Former White House chief of staff and current special envoy to Northern Ireland Mick Mulvaney and Stephanie Grisham, the chief of staff for First Lady Melania Trump, led a wave of resignations Wednesday that Mulvaney said he expected to grow.
“We didn’t sign up for what you saw last night,” Mulvaney, who has been in the administration since February 2017, told CNBC Thursday. “We signed up for making America great again, we signed up for lower taxes and less regulation. The president has a long list of successes that we can be proud of.”
Mulvaney said he informed U.S. Secretary of State Mike Pompeo of his decision Wednesday. “Those who choose to stay, and I have talked with some of them, are choosing to stay because they’re worried the president might put someone worse in,” he said.
The former South Carolina congressman has been one of the longest-serving political appointees in the administration. He stayed in his job even after Trump repeatedly defended the white nationalists in Charlottesville in 2017, and despite the plethora of baseless allegations of election theft Trump made to incite yesterday’s events.
"The president is not a white supremacist,” Mulvaney said in 2019. “I’m not sure how many times we have to say that.”
Grisham, a former White House communications director and former press secretary who’s been with Trump since the earliest days of his 2016 campaign, resigned Wednesday afternoon.

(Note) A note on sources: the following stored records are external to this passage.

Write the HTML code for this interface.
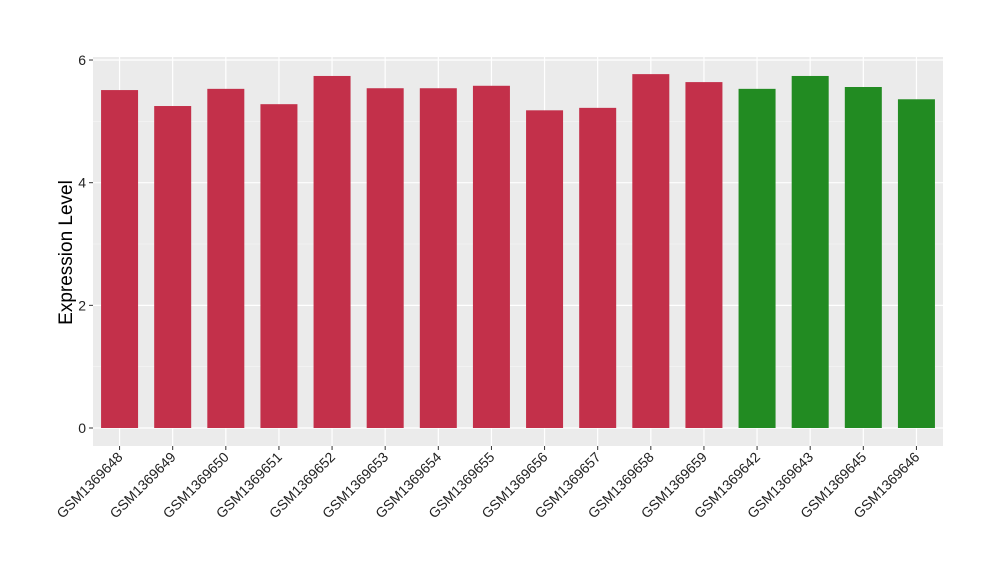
<!DOCTYPE html>
<html><head><meta charset="utf-8"><style>
body{margin:0;background:#fff;}
svg text{font-family:"Liberation Sans",sans-serif;}
</style></head><body>
<svg width="1000" height="580" xmlns="http://www.w3.org/2000/svg">
<g id="plot"></g>
</svg>
<script>
const categories=["GSM1369648","GSM1369649","GSM1369650","GSM1369651","GSM1369652","GSM1369653","GSM1369654","GSM1369655","GSM1369656","GSM1369657","GSM1369658","GSM1369659","GSM1369642","GSM1369643","GSM1369645","GSM1369646"];
const values=[5.51,5.25,5.53,5.28,5.74,5.54,5.54,5.58,5.18,5.22,5.77,5.64,5.53,5.74,5.56,5.36];
const groups=["a","a","a","a","a","a","a","a","a","a","a","a","b","b","b","b"];
const yTicks=[0,2,4,6];
const colors={a:"#C3304A",b:"#228B22"};
const L=93,R=943,T=57,B=446;
const y0=428,pxPer=61.33;
const ys=v=>y0-v*pxPer;
const step=(R-L)/categories.length;
const xs=i=>L+step*(i+0.5);
const bw=37;
const NS="http://www.w3.org/2000/svg";
const g=document.getElementById('plot');
function mk(t,a){const e=document.createElementNS(NS,t);for(const k in a)e.setAttribute(k,a[k]);g.appendChild(e);return e;}
const bg=mk('rect',{x:L,y:T,width:R-L,height:B-T,fill:'#EBEBEB'});


for(let v=1;v<=7;v+=2){const yy=ys(v);if(yy>T)mk('line',{x1:L,x2:R,y1:yy,y2:yy,stroke:'#F5F5F5','stroke-width':0.6});}
yTicks.forEach(v=>{const yy=ys(v);
mk('line',{x1:L,x2:R,y1:yy,y2:yy,stroke:'#fff','stroke-width':1.2});
mk('line',{x1:L-4,x2:L,y1:yy,y2:yy,stroke:'#333','stroke-width':1});
const t=mk('text',{x:L-7,y:yy+5,'text-anchor':'end','font-size':14,fill:'#222'});t.textContent=v;

});
categories.forEach((c,i)=>{const x=xs(i);
mk('line',{x1:x,x2:x,y1:T,y2:B,stroke:'#fff','stroke-width':1.2});});
categories.forEach((c,i)=>{const x=xs(i);
const r=mk('rect',{x:x-bw/2,y:ys(values[i]),width:bw,height:ys(0)-ys(values[i]),fill:colors[groups[i]]});


mk('line',{x1:x,x2:x,y1:B,y2:B+4,stroke:'#333','stroke-width':1});
const t=mk('text',{x:0,y:0,'text-anchor':'end','font-size':14,fill:'#222',transform:`translate(${x+4},${B+12}) rotate(-45)`});t.textContent=c;

});
const yt=mk('text',{x:0,y:0,'text-anchor':'middle','font-size':19,fill:'#000',transform:`translate(72,${(T+B)/2+1}) rotate(-90)`});yt.textContent='Expression Level';


</script>
</body></html>
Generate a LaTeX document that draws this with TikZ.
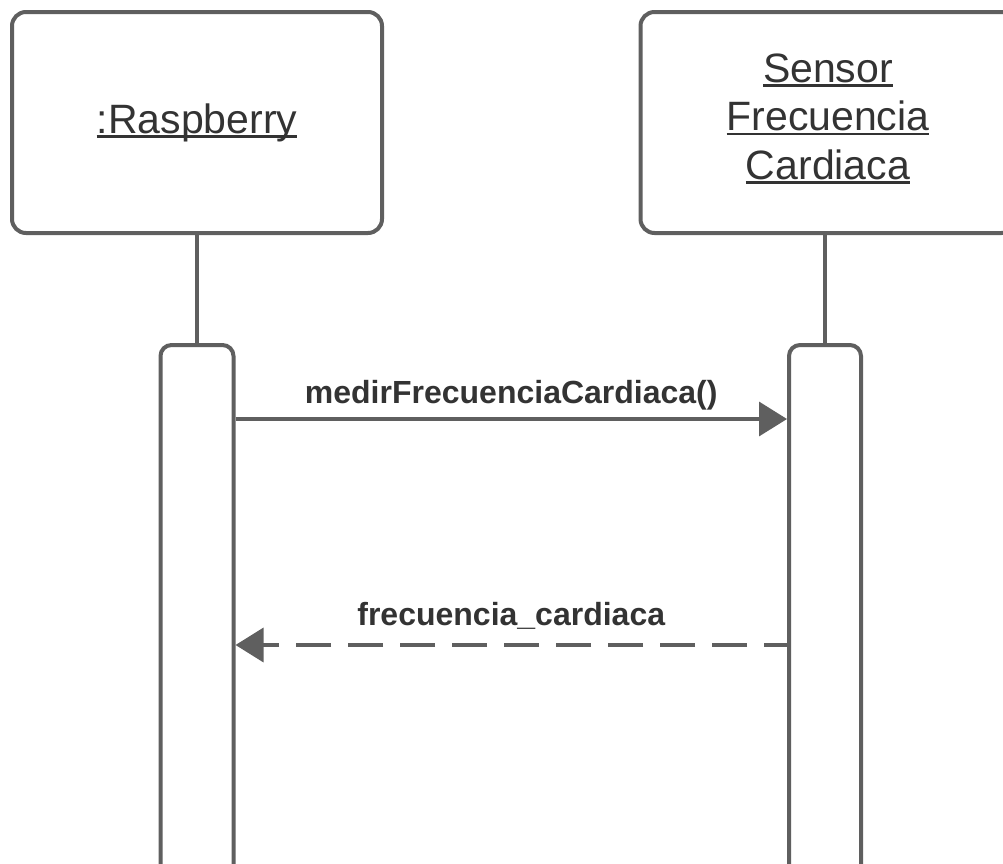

"It has been an honor to serve the country in the White House. I am very proud to have been a part of Mrs. Trump's mission to help children everywhere, and proud of the many accomplishments of this Administration," Grisham told CNN in a statement.
Grisham, who was notable as press secretary only because she never held a single press briefing, defended Trump as a “counter-puncher” when he implied that late Michigan congressman and frequent Trump critic John Dingell had gone to hell.
In addition to Mulvaney and Grisham, White House deputy national security advisor Matt Pottinger resigned Wednesday afternoon due to Trump’s role in inciting the riots, Bloomberg reported. White House press aide Sarah Matthews and social secretary Anna Cristina “Rickie” Niceta also quit, according to multiple reports.
The vast majority of administration officials, however, have so far chosen to stay. Secretary of Transportation Elaine Chao, who is married to Senate Majority Leader Mitch McConnell, was reportedly weighing a resignation but so far hasn’t announced anything. Pottinger’s boss, national security advisor Robert O’Brien, was considering resigning but was persuaded to stay on, Bloomberg reported.
O’Brien praised Vice President Mike Pence, who was evacuated from the Capitol during the insurrection, in a tweet from his personal account.
State Department spokesperson Gabriel Noronha tweeted from his personal account that Trump “fomented an insurrectionist mob” and that Trump was “entirely unfit to remain in office and needs to go.
More, however, chose to anonymously snipe to reporters rather than quit or put their names on their criticism. The Washington Post quoted two anonymous administration officials who called Trump “a total monster” and “insane.” A senior Trump adviser told Politico after a day in which the GOP was also reeling from the loss of its Senate majority thanks to the Georgia runoffs: “This morning I would have told you the Republican Party is in shambles because of Donald Trump. Now the entire country is.”
And still others appeared to just give up. “I don’t want to talk to him,” a Politico source described as a Republican “close to Trump” told the website. “What am I going to say? This is one of those moments when I don’t know if I want to be involved.”